-- BEGIN Extracted entries --
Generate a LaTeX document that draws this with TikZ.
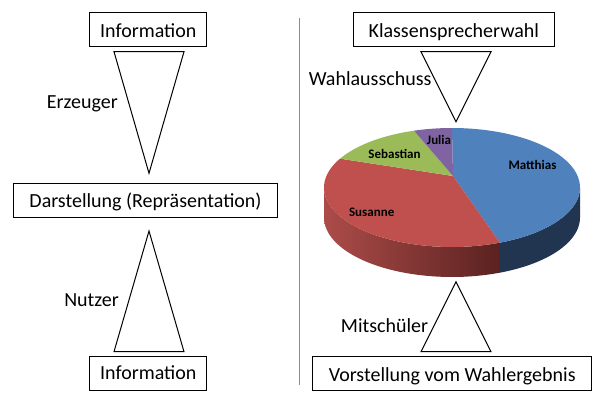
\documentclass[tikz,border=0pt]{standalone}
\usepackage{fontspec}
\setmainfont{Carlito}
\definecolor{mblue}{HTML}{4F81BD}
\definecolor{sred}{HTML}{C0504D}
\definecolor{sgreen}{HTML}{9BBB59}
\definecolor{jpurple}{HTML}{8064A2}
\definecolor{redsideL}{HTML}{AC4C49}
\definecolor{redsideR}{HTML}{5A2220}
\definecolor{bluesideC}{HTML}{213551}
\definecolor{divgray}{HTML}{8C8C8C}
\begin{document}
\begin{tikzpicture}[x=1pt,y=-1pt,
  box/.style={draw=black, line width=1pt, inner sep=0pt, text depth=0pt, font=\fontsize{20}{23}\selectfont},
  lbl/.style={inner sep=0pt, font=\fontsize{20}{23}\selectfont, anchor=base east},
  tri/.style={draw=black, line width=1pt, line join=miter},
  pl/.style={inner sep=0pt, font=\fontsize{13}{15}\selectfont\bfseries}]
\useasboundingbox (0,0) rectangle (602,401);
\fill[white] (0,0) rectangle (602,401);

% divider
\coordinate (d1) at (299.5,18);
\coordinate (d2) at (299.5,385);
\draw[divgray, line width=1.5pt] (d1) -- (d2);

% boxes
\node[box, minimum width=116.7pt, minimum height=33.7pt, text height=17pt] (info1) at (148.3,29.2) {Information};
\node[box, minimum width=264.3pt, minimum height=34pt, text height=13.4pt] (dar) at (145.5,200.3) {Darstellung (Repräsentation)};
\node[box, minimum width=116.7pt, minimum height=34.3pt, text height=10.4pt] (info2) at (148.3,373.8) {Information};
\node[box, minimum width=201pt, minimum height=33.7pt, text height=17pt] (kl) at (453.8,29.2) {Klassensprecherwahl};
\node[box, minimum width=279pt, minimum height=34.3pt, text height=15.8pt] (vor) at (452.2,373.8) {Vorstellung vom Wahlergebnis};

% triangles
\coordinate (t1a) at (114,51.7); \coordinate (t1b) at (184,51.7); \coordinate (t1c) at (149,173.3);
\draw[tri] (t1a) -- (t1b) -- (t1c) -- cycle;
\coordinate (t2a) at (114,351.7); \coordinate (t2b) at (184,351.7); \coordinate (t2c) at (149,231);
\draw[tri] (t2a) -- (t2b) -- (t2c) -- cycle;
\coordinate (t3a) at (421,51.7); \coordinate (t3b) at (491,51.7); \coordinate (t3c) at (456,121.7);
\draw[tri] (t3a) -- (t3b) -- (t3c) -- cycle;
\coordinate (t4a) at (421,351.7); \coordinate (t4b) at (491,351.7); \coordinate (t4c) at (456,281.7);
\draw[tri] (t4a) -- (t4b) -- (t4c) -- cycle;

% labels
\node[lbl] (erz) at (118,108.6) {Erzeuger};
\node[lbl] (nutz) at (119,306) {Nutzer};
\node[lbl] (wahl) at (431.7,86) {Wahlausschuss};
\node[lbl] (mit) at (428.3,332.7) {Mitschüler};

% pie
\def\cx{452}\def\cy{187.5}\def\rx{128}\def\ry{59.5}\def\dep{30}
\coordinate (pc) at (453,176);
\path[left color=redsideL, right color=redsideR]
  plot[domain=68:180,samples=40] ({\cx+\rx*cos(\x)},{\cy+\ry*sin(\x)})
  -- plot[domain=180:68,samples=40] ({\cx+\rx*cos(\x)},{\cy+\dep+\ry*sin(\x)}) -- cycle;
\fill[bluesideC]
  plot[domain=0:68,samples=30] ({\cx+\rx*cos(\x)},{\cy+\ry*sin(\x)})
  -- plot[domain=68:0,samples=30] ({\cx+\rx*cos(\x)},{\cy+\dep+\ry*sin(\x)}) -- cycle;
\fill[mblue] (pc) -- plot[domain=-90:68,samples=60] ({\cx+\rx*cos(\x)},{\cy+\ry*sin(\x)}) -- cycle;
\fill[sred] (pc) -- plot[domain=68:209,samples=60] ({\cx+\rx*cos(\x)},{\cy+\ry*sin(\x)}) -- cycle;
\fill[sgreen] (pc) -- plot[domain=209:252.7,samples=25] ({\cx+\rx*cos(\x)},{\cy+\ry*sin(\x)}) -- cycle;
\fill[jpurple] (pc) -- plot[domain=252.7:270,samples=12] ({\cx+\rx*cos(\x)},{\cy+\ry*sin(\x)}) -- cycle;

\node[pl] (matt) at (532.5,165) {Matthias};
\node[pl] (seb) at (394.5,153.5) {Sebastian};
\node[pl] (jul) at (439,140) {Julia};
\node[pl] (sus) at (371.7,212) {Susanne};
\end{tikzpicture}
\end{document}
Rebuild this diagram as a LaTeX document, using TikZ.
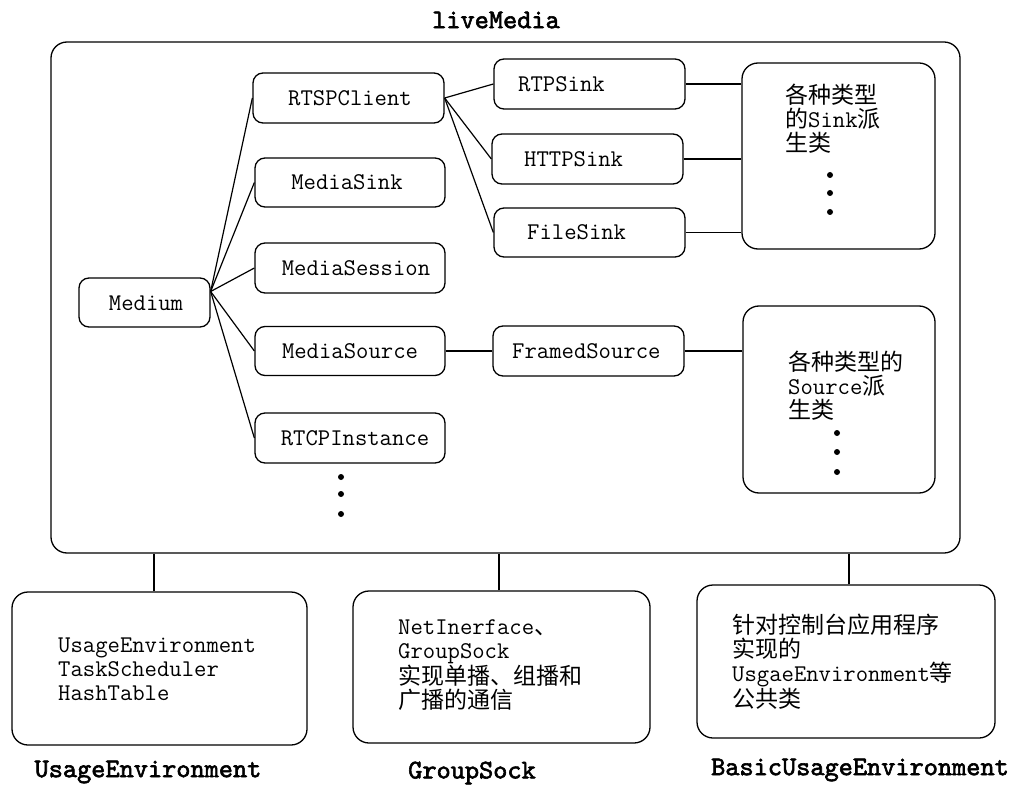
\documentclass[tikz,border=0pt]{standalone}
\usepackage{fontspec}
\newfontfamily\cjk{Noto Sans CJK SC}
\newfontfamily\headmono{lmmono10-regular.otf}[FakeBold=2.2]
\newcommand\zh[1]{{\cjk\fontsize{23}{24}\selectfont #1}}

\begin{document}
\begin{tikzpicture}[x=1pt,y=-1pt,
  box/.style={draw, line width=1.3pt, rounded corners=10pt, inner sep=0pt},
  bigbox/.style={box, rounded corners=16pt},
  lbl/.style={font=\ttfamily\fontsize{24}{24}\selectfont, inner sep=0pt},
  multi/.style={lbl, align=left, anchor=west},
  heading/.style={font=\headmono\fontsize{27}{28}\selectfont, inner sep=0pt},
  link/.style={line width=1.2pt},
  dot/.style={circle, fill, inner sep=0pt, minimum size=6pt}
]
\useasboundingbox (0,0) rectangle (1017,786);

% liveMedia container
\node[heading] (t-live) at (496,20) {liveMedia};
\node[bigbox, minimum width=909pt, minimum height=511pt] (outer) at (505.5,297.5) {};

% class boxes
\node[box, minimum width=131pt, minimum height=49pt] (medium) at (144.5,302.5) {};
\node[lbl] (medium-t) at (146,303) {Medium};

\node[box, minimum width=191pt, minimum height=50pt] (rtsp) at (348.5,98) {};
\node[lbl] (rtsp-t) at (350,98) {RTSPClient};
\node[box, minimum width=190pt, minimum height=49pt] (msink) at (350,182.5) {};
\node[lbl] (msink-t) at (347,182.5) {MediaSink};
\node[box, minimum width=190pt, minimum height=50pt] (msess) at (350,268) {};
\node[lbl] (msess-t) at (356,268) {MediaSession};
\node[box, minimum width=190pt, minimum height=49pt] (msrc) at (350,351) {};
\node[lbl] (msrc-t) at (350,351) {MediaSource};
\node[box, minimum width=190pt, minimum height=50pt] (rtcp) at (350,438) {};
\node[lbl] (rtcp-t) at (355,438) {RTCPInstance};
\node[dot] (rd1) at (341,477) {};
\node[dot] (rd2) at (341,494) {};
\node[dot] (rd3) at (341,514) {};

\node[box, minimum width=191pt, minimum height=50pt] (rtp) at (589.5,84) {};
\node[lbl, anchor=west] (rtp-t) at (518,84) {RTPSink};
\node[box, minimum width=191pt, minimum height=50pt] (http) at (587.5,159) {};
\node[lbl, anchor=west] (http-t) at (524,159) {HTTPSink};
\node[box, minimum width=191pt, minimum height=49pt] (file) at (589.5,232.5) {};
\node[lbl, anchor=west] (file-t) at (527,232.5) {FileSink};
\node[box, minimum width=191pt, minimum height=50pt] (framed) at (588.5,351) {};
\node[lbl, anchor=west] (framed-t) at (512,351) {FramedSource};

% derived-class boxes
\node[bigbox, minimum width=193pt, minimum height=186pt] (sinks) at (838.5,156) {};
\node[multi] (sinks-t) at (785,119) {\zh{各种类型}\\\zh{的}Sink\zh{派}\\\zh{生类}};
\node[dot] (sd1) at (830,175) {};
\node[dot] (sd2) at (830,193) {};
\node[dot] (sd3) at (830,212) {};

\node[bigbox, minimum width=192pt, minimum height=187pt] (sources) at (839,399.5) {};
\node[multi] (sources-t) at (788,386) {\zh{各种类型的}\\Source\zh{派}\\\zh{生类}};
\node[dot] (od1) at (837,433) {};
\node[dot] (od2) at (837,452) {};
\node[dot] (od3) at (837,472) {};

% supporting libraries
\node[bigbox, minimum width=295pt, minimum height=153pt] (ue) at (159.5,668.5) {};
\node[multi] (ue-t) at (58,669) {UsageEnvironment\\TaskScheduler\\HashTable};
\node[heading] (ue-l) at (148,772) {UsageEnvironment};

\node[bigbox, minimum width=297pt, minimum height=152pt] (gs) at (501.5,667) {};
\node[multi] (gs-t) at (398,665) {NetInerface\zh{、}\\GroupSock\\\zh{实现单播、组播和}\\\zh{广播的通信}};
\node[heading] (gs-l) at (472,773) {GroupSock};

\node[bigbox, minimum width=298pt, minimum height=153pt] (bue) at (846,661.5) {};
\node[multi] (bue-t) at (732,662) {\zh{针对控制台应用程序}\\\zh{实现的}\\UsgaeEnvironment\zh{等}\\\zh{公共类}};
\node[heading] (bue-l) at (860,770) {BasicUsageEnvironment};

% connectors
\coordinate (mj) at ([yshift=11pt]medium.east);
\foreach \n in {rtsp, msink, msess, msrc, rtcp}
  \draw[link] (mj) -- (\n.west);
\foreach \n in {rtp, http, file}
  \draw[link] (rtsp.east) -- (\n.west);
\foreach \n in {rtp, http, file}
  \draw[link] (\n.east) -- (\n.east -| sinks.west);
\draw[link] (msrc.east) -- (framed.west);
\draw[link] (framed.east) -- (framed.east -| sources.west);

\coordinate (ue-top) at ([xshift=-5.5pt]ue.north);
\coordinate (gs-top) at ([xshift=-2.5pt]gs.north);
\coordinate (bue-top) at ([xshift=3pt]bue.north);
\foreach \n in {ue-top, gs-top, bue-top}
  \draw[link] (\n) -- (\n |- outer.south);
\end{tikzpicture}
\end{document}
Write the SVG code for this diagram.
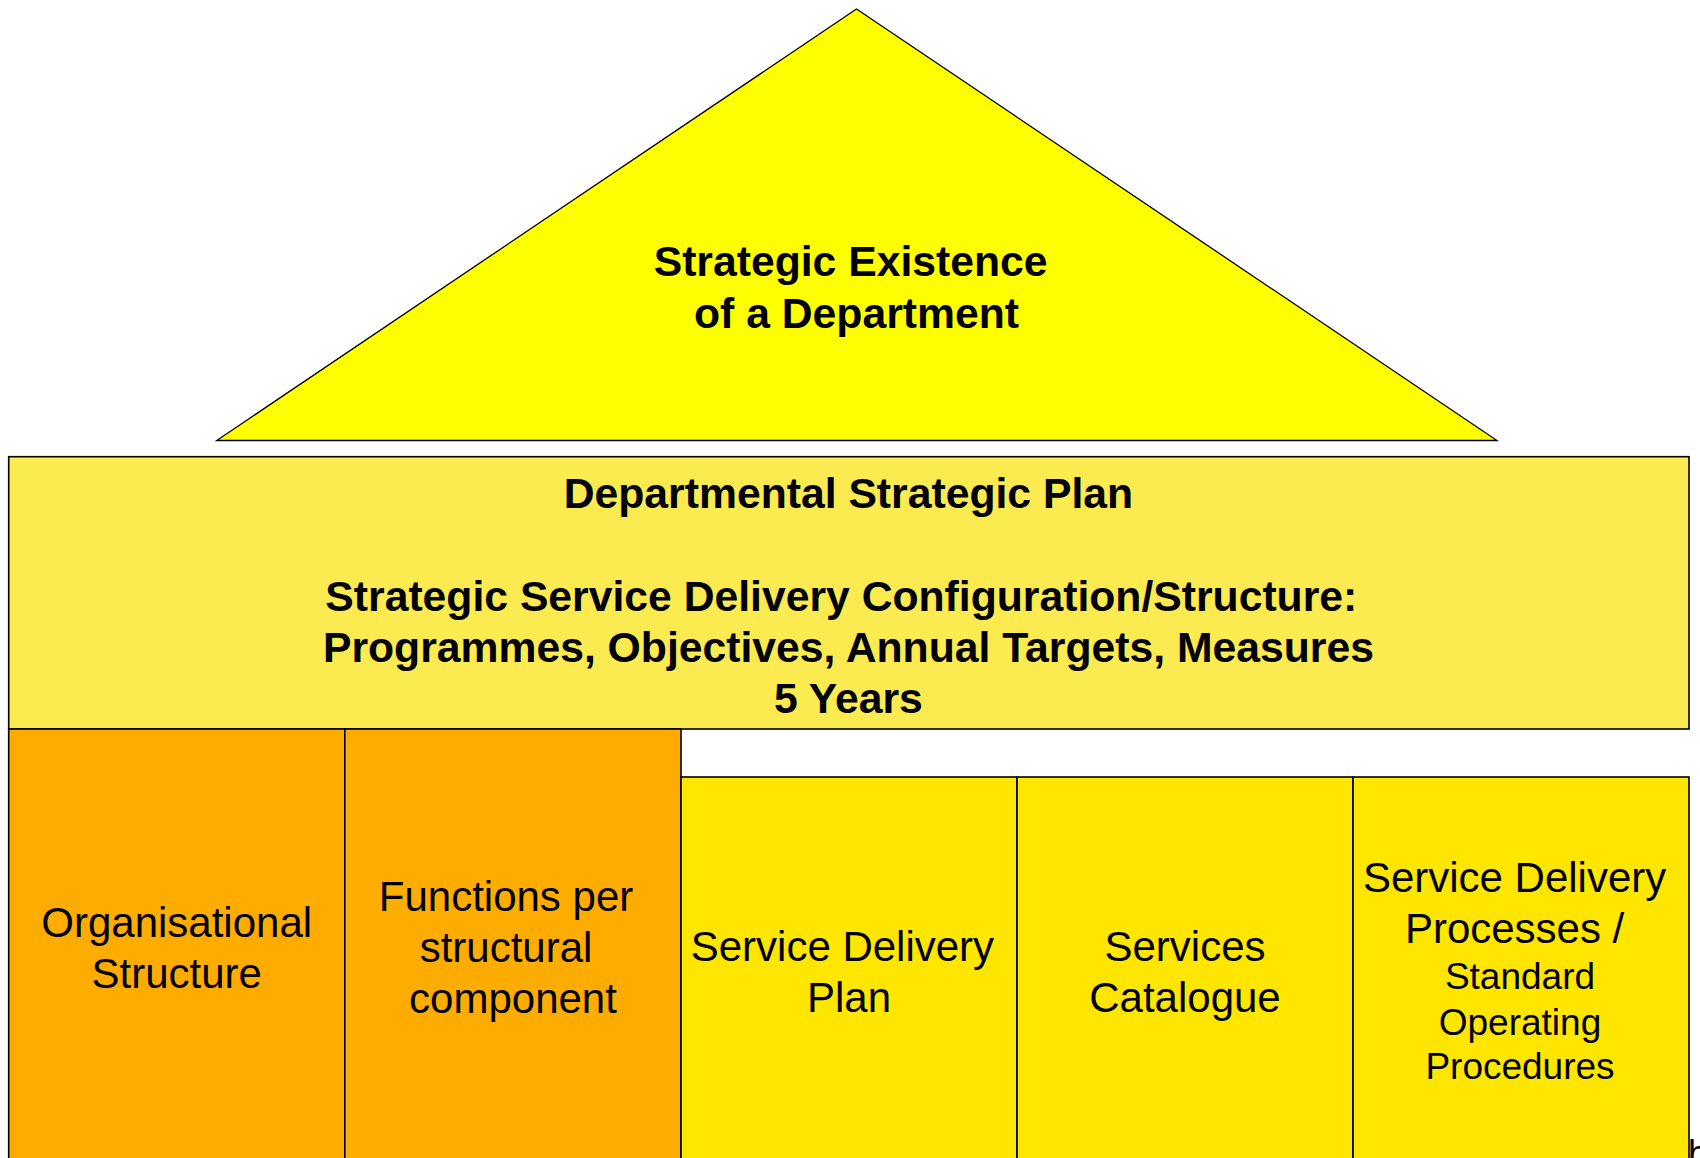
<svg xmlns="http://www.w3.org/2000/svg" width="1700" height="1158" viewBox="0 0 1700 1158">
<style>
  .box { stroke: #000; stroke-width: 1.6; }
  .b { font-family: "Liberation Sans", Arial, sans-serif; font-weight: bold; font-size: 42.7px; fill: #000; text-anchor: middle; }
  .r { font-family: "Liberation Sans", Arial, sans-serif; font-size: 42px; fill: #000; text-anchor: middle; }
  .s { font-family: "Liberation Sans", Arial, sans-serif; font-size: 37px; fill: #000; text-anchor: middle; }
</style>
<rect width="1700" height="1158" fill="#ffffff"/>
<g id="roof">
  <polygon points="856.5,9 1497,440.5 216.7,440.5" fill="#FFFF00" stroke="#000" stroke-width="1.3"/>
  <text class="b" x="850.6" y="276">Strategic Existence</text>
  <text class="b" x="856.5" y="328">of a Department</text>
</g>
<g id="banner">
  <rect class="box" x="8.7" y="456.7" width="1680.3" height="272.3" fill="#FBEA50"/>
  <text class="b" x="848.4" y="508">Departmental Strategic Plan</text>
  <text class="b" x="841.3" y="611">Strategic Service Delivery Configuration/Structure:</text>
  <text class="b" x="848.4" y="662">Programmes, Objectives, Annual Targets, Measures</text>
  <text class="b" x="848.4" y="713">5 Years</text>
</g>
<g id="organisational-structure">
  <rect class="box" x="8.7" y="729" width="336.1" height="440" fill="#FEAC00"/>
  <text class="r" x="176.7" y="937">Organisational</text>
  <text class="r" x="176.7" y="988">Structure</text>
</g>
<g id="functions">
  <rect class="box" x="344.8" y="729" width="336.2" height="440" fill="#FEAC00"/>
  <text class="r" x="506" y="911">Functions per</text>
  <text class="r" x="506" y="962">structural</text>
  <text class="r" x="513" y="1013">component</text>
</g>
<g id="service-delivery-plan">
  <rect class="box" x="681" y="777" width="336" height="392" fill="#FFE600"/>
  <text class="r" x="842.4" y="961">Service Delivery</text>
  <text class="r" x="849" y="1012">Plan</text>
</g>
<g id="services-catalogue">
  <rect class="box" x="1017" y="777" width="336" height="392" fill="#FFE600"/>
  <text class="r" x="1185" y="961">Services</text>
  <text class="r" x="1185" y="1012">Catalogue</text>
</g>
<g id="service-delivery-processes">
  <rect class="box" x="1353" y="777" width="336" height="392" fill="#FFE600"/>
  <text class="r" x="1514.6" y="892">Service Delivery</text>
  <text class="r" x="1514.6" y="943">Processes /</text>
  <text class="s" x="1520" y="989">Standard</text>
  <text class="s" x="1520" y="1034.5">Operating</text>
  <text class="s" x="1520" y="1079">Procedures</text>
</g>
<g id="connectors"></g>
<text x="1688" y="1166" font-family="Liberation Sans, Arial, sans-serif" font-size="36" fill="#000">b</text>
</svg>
-- END Extracted entries --
Request
Extract every line above containing the word "diagram".

Right answer
Rebuild this diagram as a LaTeX document, using TikZ.
Write the SVG code for this diagram.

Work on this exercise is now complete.